Chris also said a bunch of nice things about me. Embarrassingly (to me) nice.
And that’s what Glyph objected to. Meh. Chris’s blog, Chris’s choice what to say. I can relay, on Chris’s behalf, that he read Glyph’s post too, and disagrees that the character of the accused is irrelevant.
So Glyph’s post, while very well written, isn’t directly to the point here.
If you want to discuss the evidence, please do so (although I suggest that would be better done in Ethan’s related PSF topic, where everyone can post). Chris already analyzed the evidence, and I did too on my blog. Ethan did his own digging, with his own moderator’s eyes (he’s not a Discourse mod, but has been in other PSF spaces, and has imposed his own “corrective actions”), and was content to strongly endorse Chris’s analysis. I do too, although in one of my blog posts was far less civil about it (I won’t even link to it) than Chris was.
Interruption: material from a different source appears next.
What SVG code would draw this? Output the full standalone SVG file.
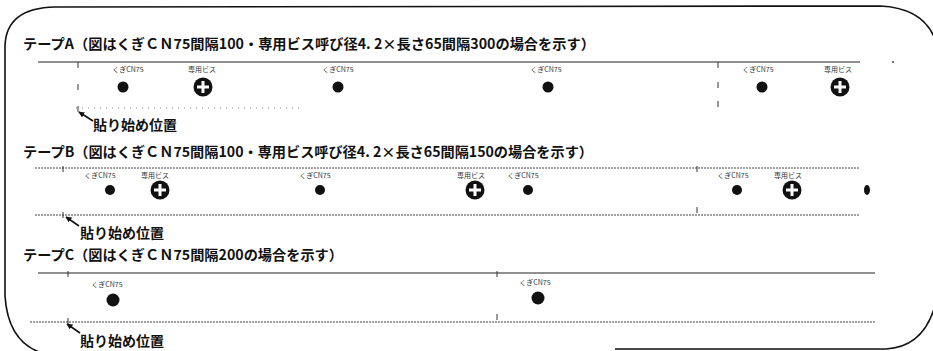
<svg xmlns="http://www.w3.org/2000/svg" width="933" height="351" viewBox="0 0 933 351">
<defs>
<style>
.title{font-family:"Noto Sans CJK JP","Noto Sans",sans-serif;font-size:14px;font-weight:bold;fill:#111}
.start{font-family:"Noto Sans CJK JP","Noto Sans",sans-serif;font-size:14px;font-weight:bold;fill:#111}
.lbl{font-family:"Noto Sans CJK JP","Noto Sans",sans-serif;font-size:7px;fill:#333;text-anchor:middle}
.frame{fill:none;stroke:#111;stroke-width:1.6}
.tapeSolid{stroke:#222;stroke-width:1.1;fill:none}
.tapeDot{stroke:#444;stroke-width:1;stroke-dasharray:2 1;fill:none}
.tapeFaint{stroke:#777;stroke-width:1;stroke-dasharray:1 5;fill:none}
.tick{stroke:#333;stroke-width:1;stroke-dasharray:6 16;fill:none}
.nail{fill:#111}
.screw{fill:#111}
.plus{stroke:#fff;stroke-width:3;stroke-linecap:butt}
.arrow{stroke:#111;stroke-width:1.6;fill:none}
</style>
<marker id="ah" viewBox="0 0 10 10" refX="9" refY="5" markerWidth="6" markerHeight="6" orient="auto-start-reverse" markerUnits="userSpaceOnUse">
<path d="M0,0 L10,5 L0,10 z" fill="#111"/>
</marker>
<g id="screwSym">
<circle class="screw" r="9.5"/>
<line class="plus" x1="-6" y1="0" x2="6" y2="0"/>
<line class="plus" x1="0" y1="-6" x2="0" y2="6"/>
</g>
</defs>
<rect width="933" height="351" fill="#fff"/>
<g id="frame">
<path class="frame" d="M5,296 L5,46 Q6,8 55,7 L880,6 Q925,8 936,42"/>
<path class="frame" d="M5,296 Q8,342 42,353"/>
<path class="frame" d="M936,302 Q925,347 886,349 L615,349"/>
</g>
<g id="tapeA">
<text class="title" x="23" y="49" textLength="572" lengthAdjust="spacingAndGlyphs">テープA（図はくぎＣＮ75間隔100・専用ビス呼び径4. 2×長さ65間隔300の場合を示す）</text>
<line class="tapeSolid" x1="38" y1="62" x2="860" y2="62"/>
<line class="tapeFaint" x1="76" y1="108" x2="300" y2="108"/>
<circle cx="893" cy="62" r="0.9" fill="#333"/>
<path class="tick" d="M78,62 V112"/>
<path class="tick" d="M718,62 V68 M718,82 V94 M718,101 V110"/>
<g id="A-n1"><text class="lbl" x="128" y="72">くぎCN75</text><circle class="nail" cx="123" cy="87" r="5.5"/></g>
<g id="A-s1"><text class="lbl" x="202" y="72">専用ビス</text><use href="#screwSym" x="203" y="87"/></g>
<g id="A-n2"><text class="lbl" x="338" y="72">くぎCN75</text><circle class="nail" cx="338" cy="87" r="5.5"/></g>
<g id="A-n3"><text class="lbl" x="546" y="72">くぎCN75</text><circle class="nail" cx="548" cy="87" r="5.5"/></g>
<g id="A-n4"><text class="lbl" x="758" y="72">くぎCN75</text><circle class="nail" cx="762" cy="87" r="5.5"/></g>
<g id="A-s2"><text class="lbl" x="838" y="72">専用ビス</text><use href="#screwSym" x="840" y="87"/></g>
<g id="A-start"><text class="start" x="93" y="130">貼り始め位置</text></g>
</g>
<g id="tapeB">
<text class="title" x="23" y="157" textLength="570" lengthAdjust="spacingAndGlyphs">テープB（図はくぎＣＮ75間隔100・専用ビス呼び径4. 2×長さ65間隔150の場合を示す）</text>
<line class="tapeDot" x1="35" y1="168" x2="860" y2="168"/>
<line class="tapeDot" x1="35" y1="215" x2="860" y2="215"/>
<path class="tick" d="M63,166 V172 M63,212 V218"/>
<path class="tick" d="M697,166 V175 M697,207 V215"/>
<g id="B-n1"><text class="lbl" x="100" y="178">くぎCN75</text><circle class="nail" cx="110" cy="190" r="5"/></g>
<g id="B-s1"><text class="lbl" x="155" y="178">専用ビス</text><use href="#screwSym" x="160" y="190"/></g>
<g id="B-n2"><text class="lbl" x="315" y="178">くぎCN75</text><circle class="nail" cx="320" cy="190" r="5"/></g>
<g id="B-s2"><text class="lbl" x="471" y="178">専用ビス</text><use href="#screwSym" x="475" y="190"/></g>
<g id="B-n3"><text class="lbl" x="523" y="178">くぎCN75</text><circle class="nail" cx="528" cy="190" r="5"/></g>
<g id="B-n4"><text class="lbl" x="733" y="178">くぎCN75</text><circle class="nail" cx="737" cy="190" r="5"/></g>
<g id="B-s3"><text class="lbl" x="788" y="178">専用ビス</text><use href="#screwSym" x="792" y="190"/></g>
<g id="B-n5"><ellipse class="nail" cx="867" cy="190" rx="3" ry="5"/></g>
<g id="B-start"><text class="start" x="80" y="238">貼り始め位置</text></g>
</g>
<g id="tapeC">
<text class="title" x="23" y="260" textLength="320" lengthAdjust="spacingAndGlyphs">テープC（図はくぎＣＮ75間隔200の場合を示す）</text>
<line class="tapeSolid" x1="38" y1="273" x2="875" y2="273"/>
<line class="tapeDot" x1="30" y1="322" x2="875" y2="322"/>
<path class="tick" d="M68,271 V278 M68,318 V325"/>
<path class="tick" d="M497,271 V280 M497,314 V323"/>
<g id="C-n1"><text class="lbl" x="107" y="287">くぎCN75</text><circle class="nail" cx="113" cy="300" r="6.5"/></g>
<g id="C-n2"><text class="lbl" x="535" y="285">くぎCN75</text><circle class="nail" cx="538" cy="298" r="6.5"/></g>
<g id="C-start"><text class="start" x="80" y="346">貼り始め位置</text></g>
</g>
<g id="connectors">
<line class="arrow" x1="93" y1="121" x2="79" y2="112" marker-end="url(#ah)"/>
<line class="arrow" x1="79" y1="226" x2="66" y2="217" marker-end="url(#ah)"/>
<line class="arrow" x1="80" y1="333" x2="67" y2="324" marker-end="url(#ah)"/>
</g>
</svg>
I already posted my own mea culpa, but it doesn’t apologize for claimed violations I also find baseless. Instead I’ve totally changed my posting style, which I agree was taken far too often in unintended ways, which I was oblivious to for reasons explained there.
So I too think the ban had some good outcomes. But they could have been achieved far more easily with far less community-damaging drama, and with no broadcasting of shrill, demonizing defamations. Those were raw assertions, with no links to supporting evidence at all. Like it or not, “just trust us” is broken now for a much larger share of the community.
Not my problem to solve, and I’ve already told the SC things that could be done to address it.